How it Works

Will Barter Work for You?

Written by, Samuel K. Burlum, Investigative Reporter
and author of The Green Lane, a syndicated column
Published on 6/06/16, a SamBurlum.com Exclusive

Are you a local or regional business looking for a competitive edge? Or maybe you are a business located on Main Street that has a limited budget set aside for marketing your business however you know you need to enhance and increase your marketing efforts. You tried getting a small loan to grow your business, however like many small business owners you find out that the banks are not lending money to entrepreneurs like they once did. You also find out that yes, you can use your credit cards but they come with a price of steep interest rates.
So how do you, as a small business how do you get the things you need without the consequences of racking up debt? The wonderful thing about your situation is that your business is not alone. Many businesses find this situation frustrating, during a time when cash is limited and competition is fierce.

 

“Badger Barter is a wonderful way for our nonprofit to stretch our limited resources. We are able to offer more services to members, because of products and services offered on Badger Barter. The customer service from the Badger Barter Staff is top notch. They are always responsive and find a solution to my questions.” ~Colin Murray, Executive Director, Dane Buy Local

Barter post

Barter is Smarter

Well, take a moment to consider barter. Yes, barter, which offers significant purchasing power for a local and regional business which has limited cash flow, yet desires to grow its business and acquire its business needs. By joining a barter platform, that is already established with a large number of participants, your business can take advantage of an existing business network of other businesses that utilities barter to fulfill their growth needs.

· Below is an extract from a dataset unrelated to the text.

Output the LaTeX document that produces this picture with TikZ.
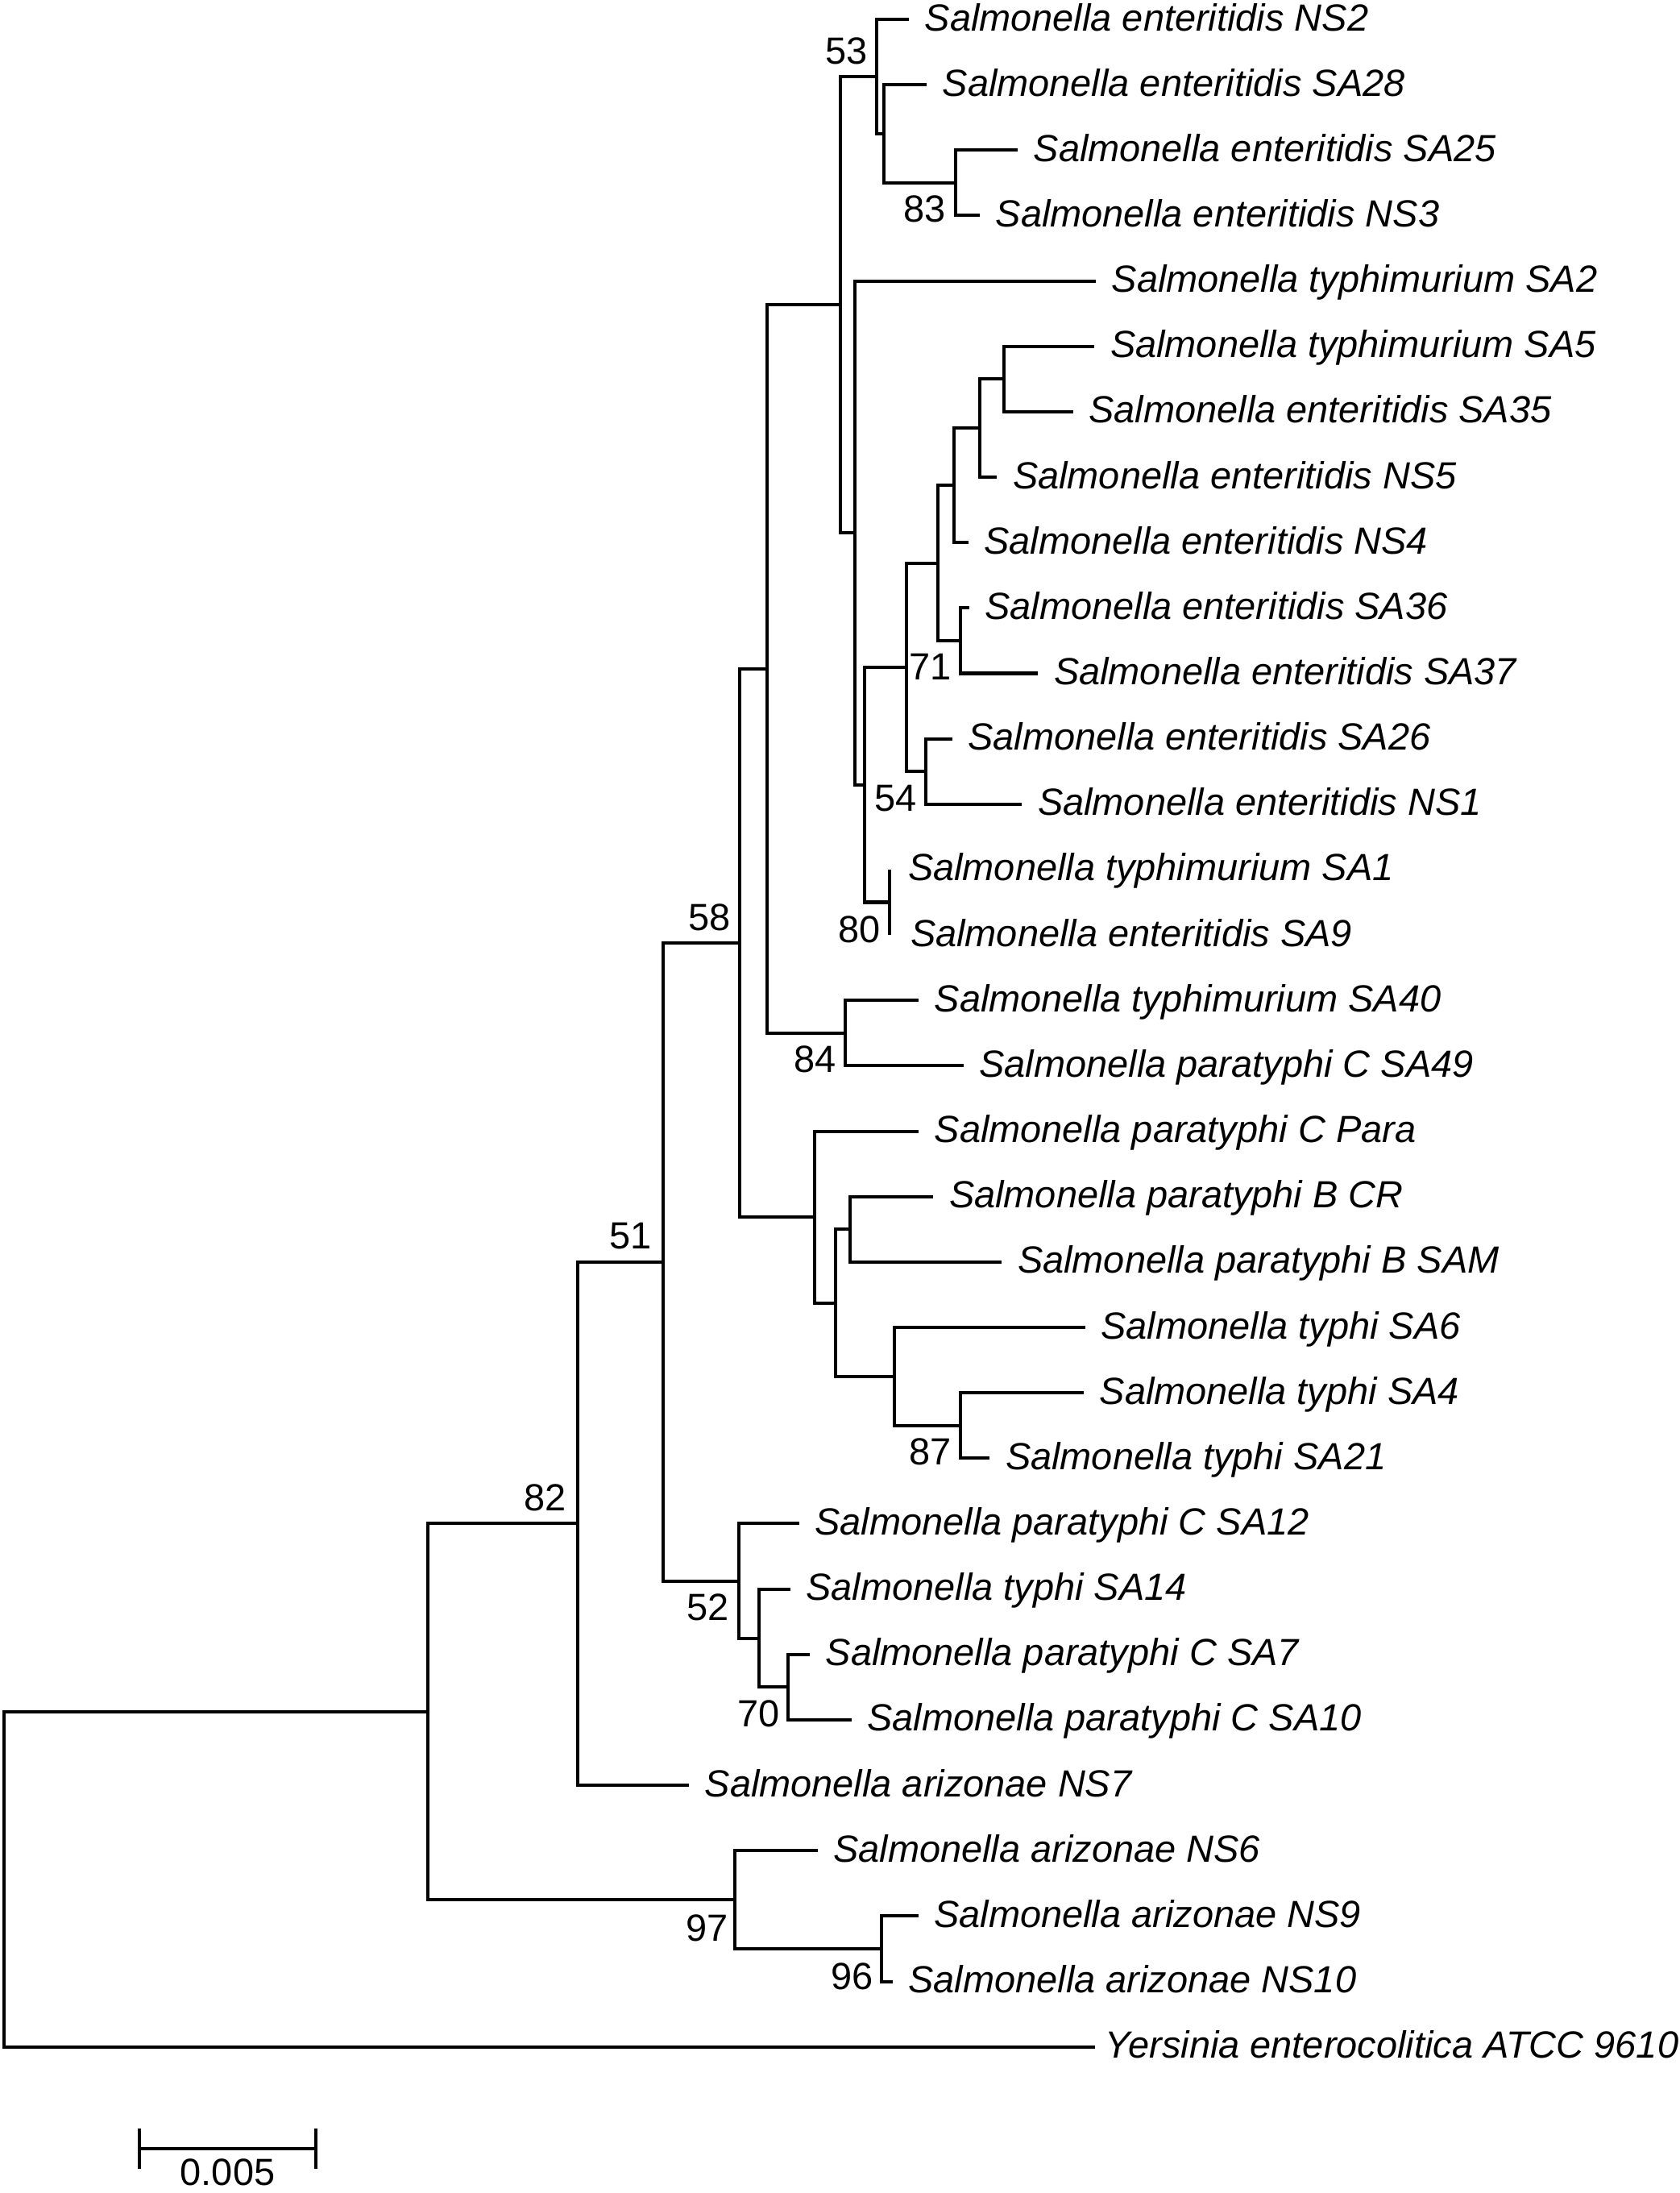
\documentclass[tikz,border=0pt]{standalone}
\usepackage{fontspec}
\setmainfont{Liberation Sans}
\begin{document}
\begin{tikzpicture}[x=0.01cm, y=-0.01cm,
  br/.style={line width=1.15pt, line join=miter},
  leaf/.style={anchor=base west, inner sep=0pt, font=\fontsize{13.35}{15}\selectfont\itshape},
  boot/.style={anchor=base east, inner sep=0pt, font=\fontsize{13.35}{15}\selectfont},
  scl/.style={anchor=base, inner sep=0pt, font=\fontsize{13.35}{15}\selectfont}]
\useasboundingbox (0,0) rectangle (2085,2721);
\fill[white] (0,0) rectangle (2085,2721);
% ---------- internal nodes ----------
\coordinate (n83) at (1185.7,226.9);
\coordinate (Y)   at (1097.3,166.0);
\coordinate (X)   at (1088.3,95.0);
\coordinate (Z)   at (1246,470.3);
\coordinate (W)   at (1216,531.2);
\coordinate (V)   at (1184.3,602.2);
\coordinate (U)   at (1192.3,794.9);
\coordinate (T)   at (1164.3,698.6);
\coordinate (n54) at (1149,957.2);
\coordinate (S)   at (1125,827.9);
\coordinate (n80) at (1104.3,1119.5);
\coordinate (R)   at (1072.7,973.7);
\coordinate (Q)   at (1061,661.2);
\coordinate (P1)  at (1043.3,378.1);
\coordinate (n84) at (1049,1281.8);
\coordinate (P0)  at (952.3,830.0);
\coordinate (C3)  at (1055,1525.3);
\coordinate (n87) at (1192.3,1768.7);
\coordinate (C4)  at (1110,1707.9);
\coordinate (C2)  at (1036.7,1616.6);
\coordinate (C1)  at (1011,1510.1);
\coordinate (n58) at (918,1170.1);
\coordinate (n70) at (977.7,2093.3);
\coordinate (N2)  at (942.3,2032.5);
\coordinate (n52) at (916.7,1961.5);
\coordinate (n51) at (823,1565.8);
\coordinate (n82) at (717,1890.4);
\coordinate (n96) at (1094,2417.9);
\coordinate (n97) at (912,2357.1);
\coordinate (RC)  at (531,2123.8);
\coordinate (root) at (5,2331.7);
% ---------- leaf tips ----------
\coordinate (t0)  at (1128,24);
\coordinate (t1)  at (1150,105.15);
\coordinate (t2)  at (1263,186.3);
\coordinate (t3)  at (1216,267.45);
\coordinate (t4)  at (1360,348.6);
\coordinate (t5)  at (1358.3,429.75);
\coordinate (t6)  at (1331.7,510.9);
\coordinate (t7)  at (1237.3,592.05);
\coordinate (t8)  at (1201.7,673.2);
\coordinate (t9)  at (1202.7,754.35);
\coordinate (t10) at (1288.3,835.5);
\coordinate (t11) at (1181.7,916.65);
\coordinate (t12) at (1268.3,997.8);
\coordinate (t13) at (1104.3,1078.95);
\coordinate (t14) at (1104.3,1160.1);
\coordinate (t15) at (1140,1241.25);
\coordinate (t16) at (1195.7,1322.4);
\coordinate (t17) at (1140,1403.55);
\coordinate (t18) at (1158.3,1484.7);
\coordinate (t19) at (1243.3,1565.85);
\coordinate (t20) at (1346.7,1647);
\coordinate (t21) at (1345,1728.15);
\coordinate (t22) at (1228.3,1809.3);
\coordinate (t23) at (991.7,1890.45);
\coordinate (t24) at (980.7,1971.6);
\coordinate (t25) at (1005,2052.75);
\coordinate (t26) at (1056.7,2133.9);
\coordinate (t27) at (855,2215.05);
\coordinate (t28) at (1014.6,2296.2);
\coordinate (t29) at (1139.6,2377.35);
\coordinate (t30) at (1107.7,2458.5);
\coordinate (t31) at (1359,2539.65);
% ---------- leaf labels ----------
\node[leaf] (l0)  at ([shift={(19,14)}]t0)  {Salmonella enteritidis NS2};
\node[leaf] (l1)  at ([shift={(19,14)}]t1)  {Salmonella enteritidis SA28};
\node[leaf] (l2)  at ([shift={(19,14)}]t2)  {Salmonella enteritidis SA25};
\node[leaf] (l3)  at ([shift={(19,14)}]t3)  {Salmonella enteritidis NS3};
\node[leaf] (l4)  at ([shift={(19,14)}]t4)  {Salmonella typhimurium SA2};
\node[leaf] (l5)  at ([shift={(19,14)}]t5)  {Salmonella typhimurium SA5};
\node[leaf] (l6)  at ([shift={(19,14)}]t6)  {Salmonella enteritidis SA35};
\node[leaf] (l7)  at ([shift={(19,14)}]t7)  {Salmonella enteritidis NS5};
\node[leaf] (l8)  at ([shift={(19,14)}]t8)  {Salmonella enteritidis NS4};
\node[leaf] (l9)  at ([shift={(19,14)}]t9)  {Salmonella enteritidis SA36};
\node[leaf] (l10) at ([shift={(19,14)}]t10) {Salmonella enteritidis SA37};
\node[leaf] (l11) at ([shift={(19,14)}]t11) {Salmonella enteritidis SA26};
\node[leaf] (l12) at ([shift={(19,14)}]t12) {Salmonella enteritidis NS1};
\node[leaf] (l13) at ([shift={(22,14)}]t13) {Salmonella typhimurium SA1};
\node[leaf] (l14) at ([shift={(25,14)}]t14) {Salmonella enteritidis SA9};
\node[leaf] (l15) at ([shift={(19,14)}]t15) {Salmonella typhimurium SA40};
\node[leaf] (l16) at ([shift={(19,14)}]t16) {Salmonella paratyphi C SA49};
\node[leaf] (l17) at ([shift={(19,14)}]t17) {Salmonella paratyphi C Para};
\node[leaf] (l18) at ([shift={(19,14)}]t18) {Salmonella paratyphi B CR};
\node[leaf] (l19) at ([shift={(19,14)}]t19) {Salmonella paratyphi B SAM};
\node[leaf] (l20) at ([shift={(19,14)}]t20) {Salmonella typhi SA6};
\node[leaf] (l21) at ([shift={(19,14)}]t21) {Salmonella typhi SA4};
\node[leaf] (l22) at ([shift={(19,14)}]t22) {Salmonella typhi SA21};
\node[leaf] (l23) at ([shift={(19,14)}]t23) {Salmonella paratyphi C SA12};
\node[leaf] (l24) at ([shift={(19,14)}]t24) {Salmonella typhi SA14};
\node[leaf] (l25) at ([shift={(19,14)}]t25) {Salmonella paratyphi C SA7};
\node[leaf] (l26) at ([shift={(19,14)}]t26) {Salmonella paratyphi C SA10};
\node[leaf] (l27) at ([shift={(19,14)}]t27) {Salmonella arizonae NS7};
\node[leaf] (l28) at ([shift={(19,14)}]t28) {Salmonella arizonae NS6};
\node[leaf] (l29) at ([shift={(19,14)}]t29) {Salmonella arizonae NS9};
\node[leaf] (l30) at ([shift={(19,14)}]t30) {Salmonella arizonae NS10};
\node[leaf] (l31) at ([shift={(12,14)}]t31) {Yersinia enterocolitica ATCC 9610};
% ---------- branches ----------
\draw[br] (n83) |- (t2);  \draw[br] (n83) |- (t3);
\draw[br] (Y) |- (t1);    \draw[br] (Y) |- (n83);
\draw[br] (X) |- (t0);    \draw[br] (X) |- (Y);
\draw[br] (Z) |- (t5);    \draw[br] (Z) |- (t6);
\draw[br] (W) |- (Z);     \draw[br] (W) |- (t7);
\draw[br] (V) |- (W);     \draw[br] (V) |- (t8);
\draw[br] (U) |- (t9);    \draw[br] (U) |- (t10);
\draw[br] (T) |- (V);     \draw[br] (T) |- (U);
\draw[br] (n54) |- (t11); \draw[br] (n54) |- (t12);
\draw[br] (S) |- (T);     \draw[br] (S) |- (n54);
\draw[br] (n80) |- (t13); \draw[br] (n80) |- (t14);
\draw[br] (R) |- (S);     \draw[br] (R) |- (n80);
\draw[br] (Q) |- (t4);    \draw[br] (Q) |- (R);
\draw[br] (P1) |- (X);    \draw[br] (P1) |- (Q);
\draw[br] (n84) |- (t15); \draw[br] (n84) |- (t16);
\draw[br] (P0) |- (P1);   \draw[br] (P0) |- (n84);
\draw[br] (C3) |- (t18);  \draw[br] (C3) |- (t19);
\draw[br] (n87) |- (t21); \draw[br] (n87) |- (t22);
\draw[br] (C4) |- (t20);  \draw[br] (C4) |- (n87);
\draw[br] (C2) |- (C3);   \draw[br] (C2) |- (C4);
\draw[br] (C1) |- (t17);  \draw[br] (C1) |- (C2);
\draw[br] (n58) |- (P0);  \draw[br] (n58) |- (C1);
\draw[br] (n70) |- (t25); \draw[br] (n70) |- (t26);
\draw[br] (N2) |- (t24);  \draw[br] (N2) |- (n70);
\draw[br] (n52) |- (t23); \draw[br] (n52) |- (N2);
\draw[br] (n51) |- (n58); \draw[br] (n51) |- (n52);
\draw[br] (n82) |- (n51); \draw[br] (n82) |- (t27);
\draw[br] (n96) |- (t29); \draw[br] (n96) |- (t30);
\draw[br] (n97) |- (t28); \draw[br] (n97) |- (n96);
\draw[br] (RC) |- (n82);  \draw[br] (RC) |- (n97);
\draw[br] (root) |- (RC); \draw[br] (root) |- (t31);
% ---------- bootstrap values ----------
\node[boot] (b53) at ([shift={(-11,-16)}]X)   {53};
\node[boot] (b83) at ([shift={(-11,49)}]n83)  {83};
\node[boot] (b71) at ([shift={(-11,49)}]U)    {71};
\node[boot] (b54) at ([shift={(-11,49)}]n54)  {54};
\node[boot] (b80) at ([shift={(-11,50)}]n80)  {80};
\node[boot] (b84) at ([shift={(-11,49)}]n84)  {84};
\node[boot] (b58) at ([shift={(-11,-16)}]n58) {58};
\node[boot] (b87) at ([shift={(-11,49)}]n87)  {87};
\node[boot] (b52) at ([shift={(-11,49)}]n52)  {52};
\node[boot] (b70) at ([shift={(-9,49)}]n70)   {70};
\node[boot] (b51) at ([shift={(-14,-16)}]n51) {51};
\node[boot] (b82) at ([shift={(-14,-16)}]n82) {82};
\node[boot] (b97) at ([shift={(-8,51)}]n97)   {97};
\node[boot] (b96) at ([shift={(-10,51)}]n96)  {96};
% ---------- scale bar ----------
\coordinate (sbL) at (173,2666);
\coordinate (sbR) at (392,2666);
\draw[br] (sbL) -- (sbR);
\draw[br] ([shift={(0,-25)}]sbL) -- ([shift={(0,25)}]sbL);
\draw[br] ([shift={(0,-25)}]sbR) -- ([shift={(0,25)}]sbR);
\node[scl] (sblab) at ([shift={(109.5,45)}]sbL) {0.005};
\end{tikzpicture}
\end{document}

Businesses within a barter platform can trade services to fit their growth needs, reserving their cash for necessities such as rent, utilities, and inventory. If one thinks about all of the items a local business needs, there are many items which are common to all new start-ups. Business cards, a sign for the business location, marketing materials, legal and consulting services, and equipment repair, can all some of the products and services that can be exchanged for using a barter system.

If your business has a mark-up of at least 30% margin on your products and/or services; and are in need of expanding your business, yet lack the cash to do so, then barter may be an excellent choice for you. If you’re a business who appreciates a financial model to limit debt and wishes to leverage your skill sets to create value, the barter is a great way in achieving this goal.
Barter also offers lead generation and brand loyalty. When a business is engaged in, and implements barter as part of its ongoing business strategy, it will usually remain doing business with fellow bartering businesses due to the benefits of the barter. This gives new businesses an advantage to build its B-2-B clientele, while also accumulating barter credits it can spend on its growth needs.

So if you are a local or regional business owner whose business is a sole proprietorship, an limited liability company (LLC), or a family owned business, you could also pass along the barter credits to your personal use for at home needs. Barter can be used for other types of purchases such as meals and entertainment at participating restaurants; or for general lifestyle services such as salons and spas, or even for a home renovation.
Statistics show a recent rise in the use of barter by small to medium businesses. The latest study conducted by International Reciprocal Trade Association, or IRTA, estimate over 400,000 businesses worldwide transacted in barter that was equivalent to $12 billion dollars, worth the products and serviced exchanged, in 2010, and expects that number to increase by 5% to 10% in next coming years.
“A barter exchange acts as a third party record keeper for its participating business clients. These member businesses buy and sell products and services on a barter basis using credits to account for each transaction. Barter exchanges practice third party bartering, meaning the seller does not have to buy from whom he or she sold to, rather, the seller’s account is credited the value of the sale in trade dollars. This modern trade and barter method is different than the ancient “direct trade” when people swapped one thing for another. Modern trade and barter has evolved into a sophisticated alternative way for business owners to increase sales and revenue conserving cash, move inventory, maximize their excess or unused capacity to improve their financial bottom line” according to the IRTA.

Some examples of barter platforms are that of Badger Barter, located in Sauk Prairie, Wisconsin which hosts over 600 businesses in their barter exchange. The largest exchange is operated by the IRTA itself, called Universal Currency, the largest of its kind in the world. Since 1982, such barter exchanges were formally recognized by the Internal Revenue Service, where one must declare the value of the goods/services they obtain via barter. This action by the US IRS has aided in legitimizing the value of a barter system.